By implementing the new reform (since 2003) on Christian education, the position of Church musicians, his/her collegues and the way of thinking about children's experiences and development through music is challenged.
This study is based on the Faith Education Reform, commenced by the Norwegian Parliament in 2003. The education centre for the Church of Norway in the north (KUN/VID Tromsø) was awarded research funding from the General Synod of the Church of Norway in order to study hymn singing as a part of the Christian education. This research expanded into a doctoral study at the Norwegian Academy of Music, resulting in this thesis: Singing Hymns and Songs in the Christian Education Within the Church of Norway: Music Educational Activity in a Non-formal, Religious Educational Context.

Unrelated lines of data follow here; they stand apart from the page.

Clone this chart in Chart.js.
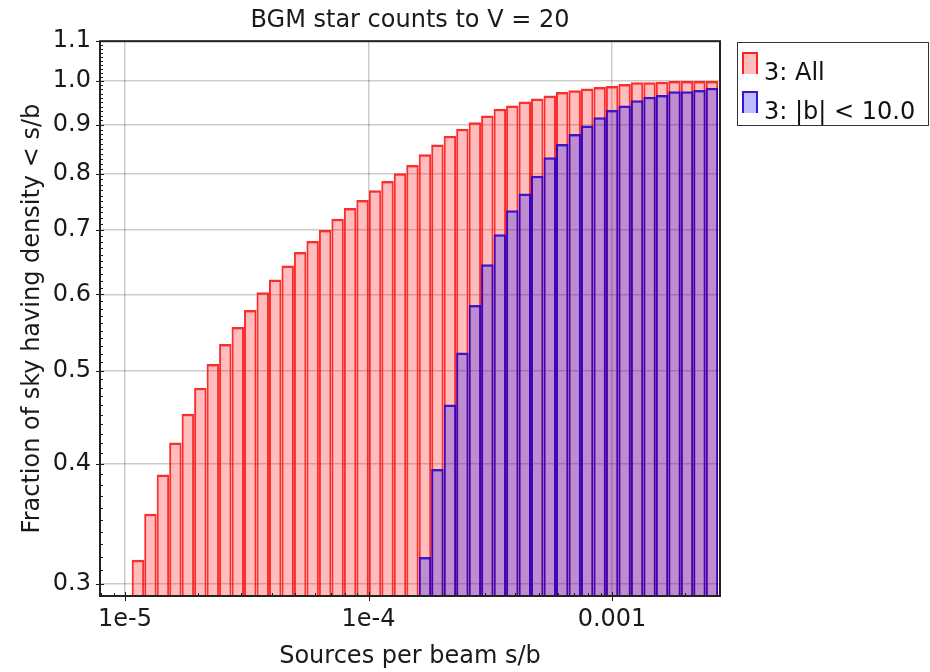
<!DOCTYPE html>
<html>
<head>
<meta charset="utf-8">
<title>BGM star counts to V = 20</title>
<script src="https://cdn.jsdelivr.net/npm/chart.js@4.4.1/dist/chart.umd.min.js"></script>
<style>
  html, body { margin: 0; padding: 0; background: #fff; }
  #wrap { width: 930px; height: 672px; }
</style>
</head>
<body>
<div id="wrap"><canvas id="hist_canvas" width="930" height="672"></canvas></div>
<script>
// histogram bins, equal width in log10(s/b)
var binLo = 1.065e-5;
var binHi = 2.73e-3;
var binCount = 47;

// cumulative fraction of sky below each bin: whole sky
var fracAll = [
    0.318, 0.355, 0.390, 0.421, 0.451, 0.480, 0.508, 0.533, 0.555, 0.578,
    0.603, 0.622, 0.643, 0.664, 0.682, 0.700, 0.719, 0.738, 0.752, 0.770,
    0.787, 0.802, 0.818, 0.839, 0.859, 0.877, 0.892, 0.906, 0.921, 0.936,
    0.943, 0.952, 0.959, 0.966, 0.974, 0.978, 0.982, 0.986, 0.988, 0.993,
    0.997, 0.997, 0.998, 1.000, 1.000, 1.000, 1.000
];

// same, only |b| < 10 deg (lower bins fall below the axis)
var fracLowLat = [
    null, null, null, null, null, null, null, null, null, null,
    null, null, null, null, null, null, null, null, null, null,
    null, null, null, 0.320, 0.395, 0.461, 0.522, 0.585, 0.645, 0.693,
    0.734, 0.764, 0.797, 0.833, 0.860, 0.881, 0.899, 0.917, 0.933, 0.943,
    0.955, 0.963, 0.967, 0.976, 0.976, 0.979, 0.984
];

var seriesNames = ["3: All", "3: |b| < 10.0"];

var xTickVals = [1e-5, 1e-4, 1e-3];
var xTickLabels = ["1e-5", "1e-4", "0.001"];
var yTickVals = [0.3, 0.4, 0.5, 0.6, 0.7, 0.8, 0.9, 1.0, 1.1];
var yTickLabels = ["0.3", "0.4", "0.5", "0.6", "0.7", "0.8", "0.9", "1.0", "1.1"];

var xMin = 7.89e-6, xMax = 2.777e-3;
var yMin = 0.2915, yMax = 1.1;

var FONT = "'DejaVu Sans', 'Noto Sans', sans-serif";
Chart.defaults.font.family = FONT;
Chart.defaults.color = "#1a1a1a";

// geometric bin centres
var binCenters = [];
var logLo = Math.log10(binLo);
var logStep = (Math.log10(binHi) - logLo) / binCount;
for (var i = 0; i < binCount; i++) {
    binCenters.push(Math.pow(10, logLo + (i + 0.5) * logStep));
}

function toPoints(vals) {
    return vals.map(function (v, i) { return { x: binCenters[i], y: v }; });
}

// small inward ticks on the axes (kept out of scale.ticks so bar widths are untouched)
var yMinorTicks = [];
for (var k = 30; k <= 110; k++) yMinorTicks.push(k / 100);
var xMinorTicks = [];
for (var d = -6; d <= -3; d++) {
    for (var m = 2; m <= 9; m++) xMinorTicks.push(m * Math.pow(10, d));
}

var frameAndLegend = {
    id: "frameAndLegend",
    afterDraw: function (chart) {
        var ctx = chart.ctx, a = chart.chartArea;
        var xs = chart.scales.x, ys = chart.scales.y;
        ctx.save();

        ctx.strokeStyle = "#1a1a1a";
        ctx.lineWidth = 1;
        ctx.beginPath();
        yMinorTicks.forEach(function (v) {
            if (v < yMin || v > yMax) return;
            var py = Math.round(ys.getPixelForValue(v)) + 0.5;
            var major = yTickVals.some(function (t) { return Math.abs(t - v) < 1e-9; });
            ctx.moveTo(a.left - (major ? 4 : 0), py);
            ctx.lineTo(a.left + (major ? 4 : 3), py);
        });
        xMinorTicks.concat(xTickVals).forEach(function (v) {
            if (v < xMin || v > xMax) return;
            var px = Math.round(xs.getPixelForValue(v)) + 0.5;
            var major = xTickVals.indexOf(v) >= 0;
            ctx.moveTo(px, a.bottom + (major ? 5 : 0));
            ctx.lineTo(px, a.bottom - (major ? 4 : 3));
        });
        ctx.stroke();

        ctx.lineWidth = 2;
        ctx.strokeStyle = "#222";
        ctx.strokeRect(a.left, a.top, a.right - a.left, a.bottom - a.top);

        // legend box
        ctx.lineWidth = 1;
        ctx.strokeStyle = "#333";
        ctx.strokeRect(737.5, 42.5, 191, 83);
        var ds = chart.data.datasets;
        var rows = [52, 91];
        ctx.font = "24px " + FONT;
        ctx.textBaseline = "alphabetic";
        rows.forEach(function (y, n) {
            ctx.fillStyle = ds[n].backgroundColor;
            ctx.fillRect(742, y, 16, 22);
            ctx.strokeStyle = ds[n].borderColor;
            ctx.lineWidth = 2;
            ctx.beginPath();
            ctx.moveTo(743, y + 22);
            ctx.lineTo(743, y + 1);
            ctx.lineTo(757, y + 1);
            ctx.lineTo(757, y + 22);
            ctx.stroke();
            ctx.fillStyle = "#111";
            ctx.fillText(seriesNames[n], 764, y + 28);
        });
        ctx.restore();
    }
};

new Chart(document.getElementById("hist_canvas").getContext("2d"), {
    type: "bar",
    data: {
        datasets: [
            {
                label: seriesNames[0],
                data: toPoints(fracAll),
                backgroundColor: "rgba(255,0,0,0.26)",
                borderColor: "rgba(250,0,0,0.82)",
                borderWidth: { top: 2.5, left: 2, right: 2, bottom: 0 },
                order: 2
            }, {
                label: seriesNames[1],
                data: toPoints(fracLowLat),
                backgroundColor: "rgba(0,0,255,0.26)",
                borderColor: "rgba(35,0,205,0.88)",
                borderWidth: { top: 2.5, left: 2, right: 2, bottom: 0 },
                order: 1
            }
        ]
    },
    options: {
        responsive: false,
        animation: false,
        layout: { padding: { left: 0, right: 210, top: 0, bottom: 0 } },
        datasets: {
            bar: { grouped: false, barPercentage: 1, categoryPercentage: 1, borderSkipped: false, inflateAmount: 0 }
        },
        plugins: {
            legend: { display: false },
            tooltip: { enabled: false },
            title: {
                display: true,
                text: "BGM star counts to V = 20",
                fullSize: false,
                color: "#1a1a1a",
                font: { size: 24, weight: "normal", lineHeight: 1.2 },
                padding: { top: 6, bottom: 6.4 }
            }
        },
        scales: {
            x: {
                type: "logarithmic",
                min: xMin,
                max: xMax,
                offset: false,
                z: 1,
                grid: { offset: false, color: "rgba(0,0,0,0.2)", lineWidth: 1.5, drawTicks: false },
                border: { display: false },
                afterBuildTicks: function (scale) {
                    scale.ticks = xTickVals.map(function (v) { return { value: v }; });
                },
                afterFit: function (scale) { scale.height = 76; },
                ticks: {
                    autoSkip: false,
                    maxRotation: 0,
                    padding: 9,
                    font: { size: 24 },
                    callback: function (v, idx) { return xTickLabels[idx]; }
                },
                title: {
                    display: true,
                    text: "Sources per beam s/b",
                    font: { size: 24 },
                    padding: { top: 0, bottom: 1 }
                }
            },
            y: {
                type: "logarithmic",
                min: yMin,
                max: yMax,
                z: 1,
                grid: { color: "rgba(0,0,0,0.2)", lineWidth: 1.5, drawTicks: false },
                border: { display: false },
                afterBuildTicks: function (scale) {
                    scale.ticks = yTickVals.map(function (v) { return { value: v }; });
                },
                afterFit: function (scale) { scale.width = 100; },
                ticks: {
                    autoSkip: false,
                    padding: 9,
                    font: { size: 24 },
                    callback: function (v, idx) { return yTickLabels[idx]; }
                },
                title: {
                    display: true,
                    text: "Fraction of sky having density < s/b",
                    font: { size: 24 },
                    padding: { top: 18, bottom: 0 }
                }
            }
        }
    },
    plugins: [frameAndLegend]
});
</script>
</body>
</html>
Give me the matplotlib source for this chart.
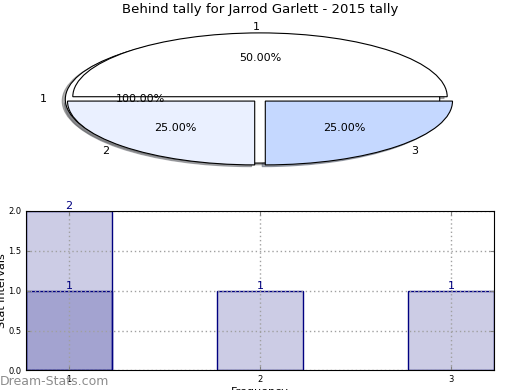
import numpy as np
import matplotlib
matplotlib.use('Agg')
import matplotlib.pyplot as plt


# datos del grafico
title = 'Behind tally for Jarrod Garlett - 2015 tally'
pie_labels = ['1', '2', '3']
pie_values = [2, 1, 1]
pie_colors = ['#FFFFFF', '#EAF0FF', '#C5D8FF']
pie_explode = [0.04, 0.04, 0.04]

bar_x = [1, 2, 3]
bar_counts = [2, 1, 1]
# segunda capa de barras (se superpone en x=1)
bar2_x = [1]
bar2_counts = [1]

fig = plt.figure(figsize=(5.2, 3.9), dpi=100)
fig.subplots_adjust(left=0.05, right=0.95, top=0.95, bottom=0.05, hspace=0.2)

# ---- torta ----
ax1 = fig.add_subplot(211)
wp = dict(edgecolor='black', linewidth=0.8)
sh = dict(ox=-0.012, oy=-0.02, shade=0.6)
ax1.pie([1], labels=['1'], explode=[0.04], autopct='%.2f%%', shadow=sh,
        colors=['white'], wedgeprops=wp, textprops=dict(fontsize=8))
ax1.pie(pie_values, labels=pie_labels, explode=pie_explode, autopct='%.2f%%',
        shadow=sh, colors=pie_colors, wedgeprops=wp, textprops=dict(fontsize=8))
ax1.set_aspect('auto')
ax1.set_xlim(-1.25, 1.25)
ax1.set_ylim(-1.25, 1.25)
ax1.set_title(title, fontsize=9.5, pad=5)

# ---- barras ----
ax2 = fig.add_subplot(212)
ax2.bar(bar_x, bar_counts, width=0.45, facecolor=(0, 0, 0.5, 0.2), edgecolor='navy', zorder=1)
ax2.bar(bar2_x, bar2_counts, width=0.45, facecolor=(0, 0, 0.5, 0.2), edgecolor='navy', zorder=1)
for x, h in zip(bar_x, bar_counts):
    ax2.text(x, h, str(h), ha='center', va='bottom', color='navy', fontsize=8)
for x, h in zip(bar2_x, bar2_counts):
    ax2.text(x, h, str(h), ha='center', va='bottom', color='navy', fontsize=8)

ax2.set_xlim(0.775, 3.225)
ax2.set_ylim(0, 2)
ax2.set_xticks(bar_x)
ax2.set_yticks(np.arange(0, 2.01, 0.5))
ax2.set_yticklabels(['%.1f' % v for v in np.arange(0, 2.01, 0.5)])
ax2.tick_params(direction='in', top=True, right=True, labelsize=6, length=3, color='gray')
ax2.grid(True, linestyle=(0, (1, 2)), color='#a0a0a0', linewidth=1)
ax2.set_axisbelow(False)
for sp in ax2.spines.values():
    sp.set_zorder(4)
ax2.set_xlabel('Frequency', fontsize=8, labelpad=2)
ax2.set_ylabel('Stat intervals', fontsize=8, labelpad=1)

fig.text(0.0, 0.023, 'Dream-Stats.com', color='#8c8c8c', fontsize=9,
         va='center', ha='left')

plt.savefig('out.png', dpi=100)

The title refers both to the content and to the field of research to which the study relates; it actualizes the use of hymns and songs in a faith education perspective, placed as music pedagogical research in a limited ecclesiastical, religious pedagogical context. In Norway, this is a virtually unexplored field which deserves greater attention. The purpose of the study was firstly to find out which hymns and songs are sung in connection with activities for children and young people in the Church of Norway, secondly to investigate how church musicians and parish educators reflected on their choices and their role in faith education.
Research question and material
The main research question for the study is: What educational pedagogical perspectives are expressed in repertoire choices and the informants’ reflection on this, and what significance can these perspectives have for essential thinking in church music pedagogy?
The data material consists of questionnaires and interviews, where findings from two different collection and analysis methods are analyzed both individually and in connection with each other (mixed methods). The collection was made in the period 2015–2017 and started with obtaining information including hymn and song selections from 48 congregations, divided into 11 dioceses. The questionnaires were then followed up by interviews with 8 church musicians and 4 catechists, based on findings from the questionnaires.
The scientific theoretical framework of the study is critical realism. I utilize ontological realism, the critical judgment and the epistemological relativism as explained by Margareth Archer, Doug Porpora, Andrew Collier and Andrew Wright, more specifically a critical realism that also relates to the existence or non-existence of God. A hermeneutic approach to the data material serves as a bridge between the critical realism and the pedagogical theory of Bildung as a basis for analyzes, findings and discussion, which in total constitute the study’s contribution to the research field.
The study shows that there is a great variety in the choice of hymns and songs and that both church musicians and catechists view music education in the church as an important approach to Christian knowledge and practice. Criteria for hymn selection are also justified aesthetically, ritually, and intergenerationally, but the reflexive and the existential dimension are weakly articulated in the data material. When working with children’s choirs, the church musicians choose more varied in terms of genre than the parish educators do, while the parish educators choose more songs with contents aiming at interpreting life and mastering the art of living. On the basis of the concept of Bildung, mainly as it is presented by Wolfgang Klafki, Frede V. Nielsen and Dietrich Benner, I have tried to illuminate the reflexive and the existential dimension as part of the music pedagogical activity. The double-sided opening, the music layer of consciousness and the multifaceted universe, as well as the pedagogical paradox that deals with the child’s Bildsamkeit and the non-affirmative call for self-activity are essential elements for a church music pedagogical basis for thinking. Here I have also introduced hymnicking – “to hymn” as the church’s answer to Christopher Small’s concept of musicking.
The children’s and youth choirs in the Church of Norway are good examples of a music pedagogical activity that also relates to spirituality and faith. When children are brought up to and through music, it implies an open teaching, where the child himself must encounter a learning material that opens the world to the child, and where the child opens up to the world. The child who is not exposed to indoctrination, but experiences respect for asking questions, reflecting and making his or her own choices, has the best conditions for developing his or her own ability for life interpretation and mastery of life. This places demands on the church’s employees to see the church’s music teaching as part of the child’s aesthetic upbringing, in collaboration with school, home and society. An upbringing that not only has a religious pedagogical aim, but also an aesthetic, ethical and political aim. The music educational activity in the non-formal, religious pedagogical context should, in short, be able to help the child to find his place in his own life, in himself and as a world citizen.
The dissertation comprises three articles and an introduction. It is available in NMH's digital archive Brage.
The dissertation language is Norwegian.